WHAT IS THIS KICK LA IN THE HEAD WITH STEEL TOE BOOTS WHILE SHE'S CURLED IN THE FETAL POSITION ON THE FLOOR IN HYSTERICAL TEARS DAY?!?

I dunno. Maybe it's me. Maybe I'm being too sensitive. But goddammit I'm tired of being strong all the goddamn time. And just when you think that maybe, MAYBE you've found one person in this whole fucked up world that you can be soft with what do they do? They kick you in the soft spot. Maybe I'm overreacting. But goddammit how many times over how many months did I listen to things I didn't agree with, didn't wanna hear, didn't wanna know because he needed to talk to someone and he felt like I was that person? How many times was I so emotionally ill-equipped to deal with the stuff he was dumping on me but I took it anyway, with no complaints, and certainly no kicking. How long did I play the doting, understanding, right-by-your-side girlfriend?
AND FOR WHAT?!?

So the plot thickens considerably. Right after I get off the phone, the phone rings again and I stop breathing fire just long enough to read the caller ID. Enter Guy #2. I say hello and immediately he asks me what's wrong. I tell him about me missing my midterm, about my growing frustrations with school and life in general. I vent long enough for me to make it to campus from my dorm without ever taking a breath. When I'm done he tells me I'm sorry, that even though it was technically my fault not to beat up on myself. Gives me some suggestions on what to tell my professor. Tells me a funny story about one time he did the same thing with his alarm clock. And then for some reason he asks me where I am. I tell him what building I'm in and we keep talking. A few minutes later I feel someone hit me on my shoulder and I whirl around with the force of 10 million pounds of attitude. Guy #2 is right there, standing behind me in the hallway. I hang up my phone and get this...

HE GIVES ME A HUG.

No hello, no nothing. Just hugs me. He steps away and says, "You sounded like you needed that so I decided to run over here before my meeting and before you had your meeting to give you one."

wow.

I've never been one of those people that believed that the power of one kind word or deed could change someone's heart but I've been converted. I felt even the tiniest flicker of hope underneath all the dark stuff the last few years have laid on top of me. All because, for once, I didn't have to ask for, beg, demand what I needed the most; just a hug. But not so much a hug but rather what it represented; the idea that for once, maybe someone could take care of me for a change like I do to everyone else. That maybe someone could take the time to feel me, read me, talk to me, figure out what it is that I am in need of rather than giving me what they want to. It was nice.

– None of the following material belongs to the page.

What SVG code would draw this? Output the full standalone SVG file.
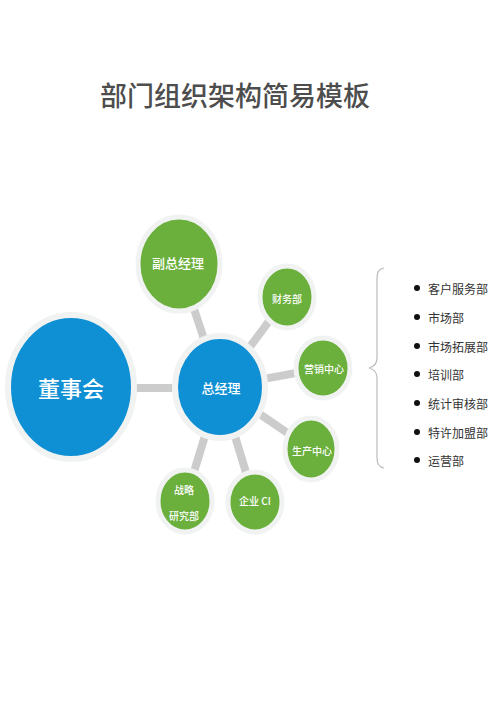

I've been kicked alot lately. Some intentional kicks and some kicks just from people who are too careless to watch where they are stepping. And I can't decide right now which one is worse. People ask me how I am and I tell them I'm tired. "Yeah," they reply. "Me too. I didn't get much sleep last night," and I don't know how to explain to them that that's not the tired I'm speaking of. I'm tired of getting up most mornings and tired of dealing with most people. I'm tired of being strong and tired of taking care of people who only stay around long enough to get what they need. I'm tired of things and people and situations that don't benefit me. I'm tired of being there for everyone when they struggle and having no one to hold me up when I feel I'm too tired to stand. And most importantly, I'm tired of people making me feel bad when I say that I'm weak and tired and that this is how I feel. GODDAMMIT JUST TAKE IT AND STOP MAKING ME FEEL WORSE.

So I charge you with this internets: The next time you ask someone how they're doing, REALLY listen to the answer. And if it sounds like they're bullshitting you, CALL THEM ON IT. It may be exactly what they need you to do. Maybe what they're waiting on you to do. And even better, if you can take maybe 5 minutes out of your busy day to find someone and give them the hug they most desperately needed a mere 2 seconds before they lost complete and total hold on their sanity, maybe you can heel just a few of those kicks they sustained throughout the day.